Jonathan, did you read the part of my post were I talked about a billion doors? 🙂
@Kent: Unlike the coin flipping example, Monty isn’t opening doors at random — he is opening doors that he knows do not have the car behind them. So your initial choice was at random but Monty’s choices definitely are not.
@Tim Kington: Interesting case, but I don’t think it changes anything. Monty had a 50-50 chance of opening the wrong door and showing a car. Since he got lucky and showed a goat, I now still have a 2/3 chance of getting the car by switching. Think about the 1 billion doors again. Monty forgets which door has the car. He then opens all but one and he gets lucky (very lucky!) and opens doors with only goats. Are you going to switch? I certainly would.
@Chad: It’s very counter intuitive, but it does change the probability. Switching doesn’t matter if Monty doesn’t know where the car is. In your case with a billion, it seems like you have a better chance by switching, but you actually don’t – Monty will accidentally show you the car almost every time, and the chance of him luckily not exposing it is the same as you choosing it in the first place. You can prove it by running a simulation. When Monty opens a door, you have him choose it at random, and you throw out the cases where he accidentally exposes the car.
As a result of reading your column, I wrote up a quick Monte Carlo Solution to the Birthday Problem:
Given N number of people with randomized birthdays (excluding Feb 29th birthdays), what is the minimum value of N where you can expect (ie: 50% probability) at least two people having the same birthday?
http://gist.github.com/44189
Surprisingly enough, the answer is 23.
I find it easier to think of this as if you are actually switching from your single chosen door to both of the two other doors.
Since the rules are known before the game you know you’ll pick one door and then you’ll be able to switch to the other two. Since you know you’ll switch you can think of it as if you already “own” the two other doors. When Monty opens one of them, he is just helping you to open a losing door first.
It’s actually just like if you were given the choice of selecting one of the three doors or two of the three doors.
What’s really amazing is the number of posts here without a single disrespectful comment. In this day of internet anonymity, what are the odds of that?
I almost said something awful just because of your comment, Kent.
Not really, just kidding.
On my desktop :
What if I switch the previously selected door with itself? It’s the same as switching with the other one, right?

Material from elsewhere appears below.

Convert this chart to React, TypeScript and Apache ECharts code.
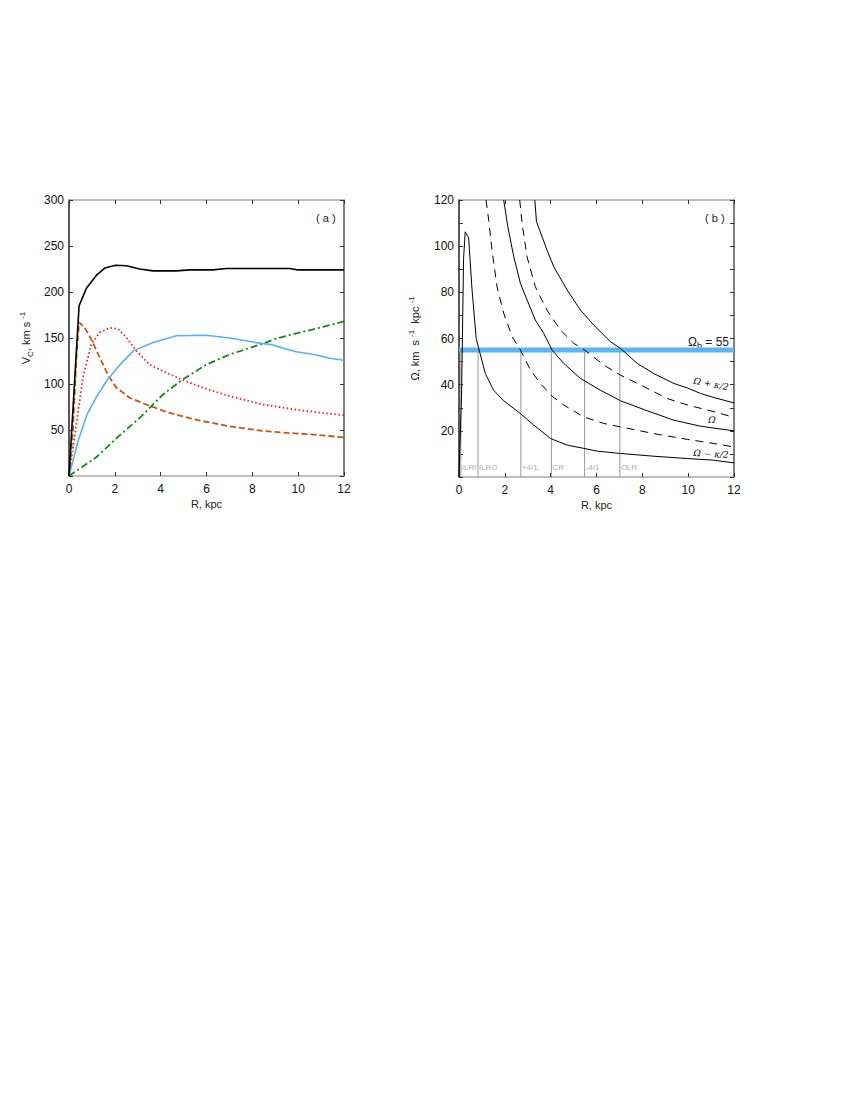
import React, { useEffect, useRef } from "react";
import * as echarts from "echarts";

// ---- Panel (a): rotation curve components, [R kpc, V km/s]
const totalV = [[0,0],[0.44,185],[0.76,204],[1.19,218],[1.56,226],[2.04,229],[2.5,228.5],[3.08,225],[3.67,223],[4.68,223],[5.27,224],[6.28,224],[6.87,225.6],[9.63,225.6],[10,224],[12,224]];
const diskV = [[0,0],[0.39,37.5],[0.79,67],[1.2,86],[1.63,103],[2.07,116.7],[2.8,136],[3.67,145],[4.68,152.4],[5.99,153],[7.0,150],[8.17,145],[8.9,142.5],[9.34,139],[9.92,135],[10.8,131.6],[11.37,128],[12,125.8]];
const bulgeV = [[0,0],[0.32,56],[0.61,107],[0.97,143],[1.34,156],[1.77,161],[2.14,160],[2.5,150.6],[2.94,136],[3.52,121],[4.1,114],[4.9,105],[5.85,96],[7.0,86.8],[8.47,77.7],[9.92,72],[11.08,68.5],[12,66]];
const nucleusV = [[0,0],[0.17,48],[0.32,128],[0.44,167],[0.68,161.5],[0.97,148.7],[1.34,128.7],[1.7,110],[2.07,96],[2.65,85],[3.37,77.7],[4.39,68.5],[5.56,61],[7.0,54],[8.47,49],[9.63,46.7],[10.36,45.6],[12,42]];
const haloV = [[0,0],[1.19,20.4],[2.07,41],[3.08,63],[4.1,88.6],[4.97,105],[5.99,121],[7.0,132],[8.47,144],[9.05,149.5],[9.92,155],[11.08,162],[12,168]];

// ---- Panel (b): angular velocities, [R kpc, km/s/kpc]
const omegaMinusK2 = [[0,0],[0.11,35],[0.2,94.7],[0.27,106.2],[0.42,103.6],[0.57,81],[0.75,60],[0.86,55.7],[1.15,44.8],[1.51,37.6],[1.95,33],[2.68,27.5],[3.26,22.5],[3.99,16.7],[4.72,13.8],[5.45,12.4],[6.03,11.2],[7.05,10.2],[8.5,9],[9.96,8],[11.1,7.3],[12,6.1]];
const omega = [[1.95,120],[2.13,108.4],[2.39,95.4],[2.68,83.9],[2.97,76.7],[3.33,68],[3.7,62.2],[4.06,55],[4.57,49.2],[5.3,42.7],[6.17,37.6],[7.05,33],[8.21,28.7],[9.38,24.6],[10.54,22],[12,20]];
const omegaPlusK2 = [[3.31,120],[3.38,110.6],[3.84,98.3],[4.14,91],[4.72,81],[5.3,72.3],[5.88,65.8],[6.61,58.6],[7.05,55.7],[7.78,49.2],[8.5,44.8],[9.38,40.5],[9.96,38.6],[10.54,36.2],[11.13,34.4],[12,32.1]];
const omegaMinusK4 = [[1.18,120],[1.3,111],[1.44,98.3],[1.66,82.4],[1.95,70.9],[2.32,60.8],[2.68,55],[3.12,46.3],[3.55,40.5],[4.06,35],[4.57,31.2],[5.45,26],[6.32,23.2],[7.05,21.7],[8.5,18.8],[9.96,16.3],[11.13,14.5],[12,13]];
const omegaPlusK4 = [[2.65,120],[2.75,110],[2.97,95.4],[3.33,82.4],[3.84,72.3],[4.43,63.6],[5.01,57.9],[5.48,55],[6.32,48.5],[7.05,44.1],[8.07,39.1],[9.09,34],[9.96,31.2],[11.13,28.3],[12,25.8]];

const patternSpeed = 55;
const resonanceR = [0.08, 0.83, 2.7, 4.03, 5.48, 7.02];
const resonanceLabels = ["ILRI", "ILRO", "+4/1", "CR", "-4/1", "OLR"];
const labelY = 4;

const xTicksMax = 12;

const FONT = "'Liberation Sans', Arial, sans-serif";
const SERIF = "'DejaVu Serif', 'Liberation Serif', serif";

export default function App() {
  const ref = useRef<HTMLDivElement>(null);
  useEffect(() => {
    if (!ref.current) return;
    const chart = echarts.init(ref.current, null, { renderer: "svg" });

    const xBottom = (grid: number) => ({
      type: "value", gridIndex: grid, min: 0, max: xTicksMax, interval: 2, position: "bottom",
      name: "R, kpc", nameLocation: "middle", nameGap: 22,
      nameTextStyle: { fontFamily: FONT, fontSize: 11, color: "#222" },
      axisLine: { show: true, onZero: false, lineStyle: { color: "#aaa", width: 1.5 } },
      axisTick: { show: true, inside: true, length: 4, lineStyle: { color: "#333" } },
      axisLabel: { fontFamily: FONT, fontSize: 12, color: "#111", margin: 7 },
      splitLine: { show: false },
    });
    const xTop = (grid: number) => ({
      type: "value", gridIndex: grid, min: 0, max: xTicksMax, interval: 2, position: "top",
      axisLine: { show: true, onZero: false, lineStyle: { color: "#aaa", width: 1.5 } },
      axisTick: { show: true, inside: true, length: 4, lineStyle: { color: "#333" } },
      axisLabel: { show: false }, splitLine: { show: false },
    });

    const lineS = (data: number[][], color: string, width: number, type: any, xi: number, yi: number, extra: any = {}) => ({
      type: "line", data, xAxisIndex: xi, yAxisIndex: yi, symbol: "none", smooth: false,
      lineStyle: { color, width, type }, silent: true, z: 3, ...extra,
    });

    const resonanceLines = resonanceR.map((r) => ({
      type: "line", data: [[r, 0], [r, patternSpeed]], xAxisIndex: 2, yAxisIndex: 2,
      symbol: "none", lineStyle: { color: "#999", width: 1 }, silent: true, z: 2,
    }));

    const option: any = {
      animation: false,
      backgroundColor: "#fff",
      grid: [
        { left: 69, top: 200, width: 275, height: 276 },
        { left: 459, top: 200, width: 275, height: 277 },
      ],
      xAxis: [xBottom(0), xTop(0), xBottom(1), xTop(1)],
      yAxis: [
        {
          type: "value", gridIndex: 0, min: 0, max: 300, interval: 50, position: "left",
          name: "{a|V}{sub|C}{a|, km s }{sup|-1}", nameLocation: "middle", nameGap: 35, nameRotate: 90,
          nameTextStyle: {
            fontFamily: FONT, fontSize: 11, color: "#222",
            rich: {
              a: { fontFamily: FONT, fontSize: 11, color: "#222" },
              sub: { fontFamily: FONT, fontSize: 8, color: "#222", padding: [8, 0, 0, 0] },
              sup: { fontFamily: FONT, fontSize: 8, color: "#222", padding: [0, 0, 8, 0] },
            },
          },
          axisLine: { show: true, onZero: false, lineStyle: { color: "#222", width: 1.5 } },
          axisTick: { show: true, inside: true, length: 4, lineStyle: { color: "#333" } },
          axisLabel: { fontFamily: FONT, fontSize: 12, color: "#111", margin: 5, formatter: (v: number) => (v === 0 ? "" : String(v)) },
          splitLine: { show: false },
        },
        {
          type: "value", gridIndex: 0, min: 0, max: 300, interval: 50, position: "right",
          axisLine: { show: true, onZero: false, lineStyle: { color: "#555", width: 1.5 } },
          axisTick: { show: true, inside: true, length: 4, lineStyle: { color: "#333" } },
          axisLabel: { show: false }, splitLine: { show: false },
        },
        {
          type: "value", gridIndex: 1, min: 0, max: 120, interval: 10, position: "left",
          name: "{a|Ω, km  s }{sup|-1}{a|  kpc }{sup|-1}", nameLocation: "middle", nameGap: 36, nameRotate: 90,
          nameTextStyle: {
            fontFamily: FONT, fontSize: 11, color: "#222",
            rich: {
              a: { fontFamily: FONT, fontSize: 11, color: "#222" },
              sup: { fontFamily: FONT, fontSize: 8, color: "#222", padding: [0, 0, 8, 0] },
            },
          },
          axisLine: { show: true, onZero: false, lineStyle: { color: "#222", width: 1.5 } },
          axisTick: { show: true, inside: true, length: 4, lineStyle: { color: "#333" } },
          axisLabel: { fontFamily: FONT, fontSize: 12, color: "#111", margin: 5, formatter: (v: number) => (v === 0 || v % 20 !== 0 ? "" : String(v)) },
          splitLine: { show: false },
        },
        {
          type: "value", gridIndex: 1, min: 0, max: 120, interval: 10, position: "right",
          axisLine: { show: true, onZero: false, lineStyle: { color: "#555", width: 1.5 } },
          axisTick: { show: true, inside: true, length: 4, lineStyle: { color: "#333" } },
          axisLabel: { show: false }, splitLine: { show: false },
        },
      ],
      series: [
        lineS(haloV, "#138a13", 1.8, [7, 3, 2, 3], 0, 0),
        lineS(nucleusV, "#c8560f", 1.8, [6, 3], 0, 0),
        lineS(bulgeV, "#ff1a1a", 1.8, [1.5, 2.5], 0, 0),
        lineS(diskV, "#55b4f2", 1.6, "solid", 0, 0),
        lineS(totalV, "#000", 1.6, "solid", 0, 0),
        ...resonanceLines,
        lineS([[0, patternSpeed], [12, patternSpeed]], "#5ab6f2", 5, "solid", 2, 2, { z: 1 }),
        lineS(omegaMinusK2, "#000", 1, "solid", 2, 2),
        lineS(omega, "#000", 1, "solid", 2, 2),
        lineS(omegaPlusK2, "#000", 1, "solid", 2, 2),
        lineS(omegaMinusK4, "#000", 1, [8, 6], 2, 2),
        lineS(omegaPlusK4, "#000", 1, [8, 6], 2, 2),
        {
          type: "scatter", xAxisIndex: 2, yAxisIndex: 2, symbolSize: 0, silent: true,
          data: resonanceR.map((r, i) => ({ value: [r, labelY], name: resonanceLabels[i] })),
          label: {
            show: true, position: "right", distance: 1, formatter: (p: any) => p.name,
            fontFamily: FONT, fontSize: 8, color: "#999",
          },
        },
      ],
      graphic: [
        { type: "text", left: 316, top: 212, style: { text: "( a )", font: `11px ${FONT}`, fill: "#222" } },
        { type: "text", left: 705, top: 212, style: { text: "( b )", font: `11px ${FONT}`, fill: "#222" } },
        {
          type: "text", x: 729, y: 342,
          style: {
            text: "{a|Ω}{sub|b}{a| = 55}", align: "right", verticalAlign: "middle",
            rich: {
              a: { font: `12px ${FONT}`, fill: "#222" },
              sub: { font: `9px ${FONT}`, fill: "#222", padding: [8, 0, 0, 0] },
            },
          },
        },
        { type: "text", x: 711, y: 384, rotation: -0.2, style: { text: "Ω + κ/2", font: `italic 9px ${SERIF}`, fill: "#111", align: "center", verticalAlign: "middle" } },
        { type: "text", x: 712, y: 420, rotation: -0.1, style: { text: "Ω", font: `italic 9px ${SERIF}`, fill: "#111", align: "center", verticalAlign: "middle" } },
        { type: "text", x: 711, y: 454, rotation: -0.05, style: { text: "Ω − κ/2", font: `italic 9px ${SERIF}`, fill: "#111", align: "center", verticalAlign: "middle" } },
      ],
    };
    chart.setOption(option);
    return () => chart.dispose();
  }, []);
  return <div ref={ref} style={{ position: "absolute", left: 0, top: 0, width: 850, height: 1100 }} />;
}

I’m no math-geek at all, I just want to see the light because I’m really puzzled! 🙂
Monty Hall problem
Lets suppose the contestant comes on stage and selects door # 1 in the hope that a prize is in door 1 and not a goat. Before Monty Hall does or says anything, an associate comes out and whispers something to Monty Hall. Now Monty Hall turns to the contestant and says: I just have been informed that you are a veteran. Therefore I want to better your odds and have you decide only between 2 doors. He than tells a Stage hand to remove Door 3 from the stage. ( Of course Monty knew that there was a goat behind door 3). Now he turns to the contestant and says: “There you are, 2 doors. New game. You want to switch from door # 1 to door # 2, or stay with your original choice?” Same setup as in the original problem, nothing changed except there only 2 doors now, and the contestant has now a chance of staying with his original choice or selecting the other door.
That’s now 50-50 probability, even though it’s the same problem. Which means the original problem must also be a 50-50 proposition.
Gustav, it’s not a true 50/50. Since he picked his door when there were more goats than cars, the veteran’s door is more likely to have a goat in it, His door, therefore, is tainted by previous bad odds.
The only time it’d be 50/50 is if Monty removed the goat first, then let the vet select a door. One may think this is the same thing, but remember: the door eliminated in your scenario is guaranteed NOT to be the contestant’s door. This means the contestant keeps the odds he was originally dealt (1:3), unless he switches.
How do you modify the script to simulate a case where there are say 2 cars and 5 goats?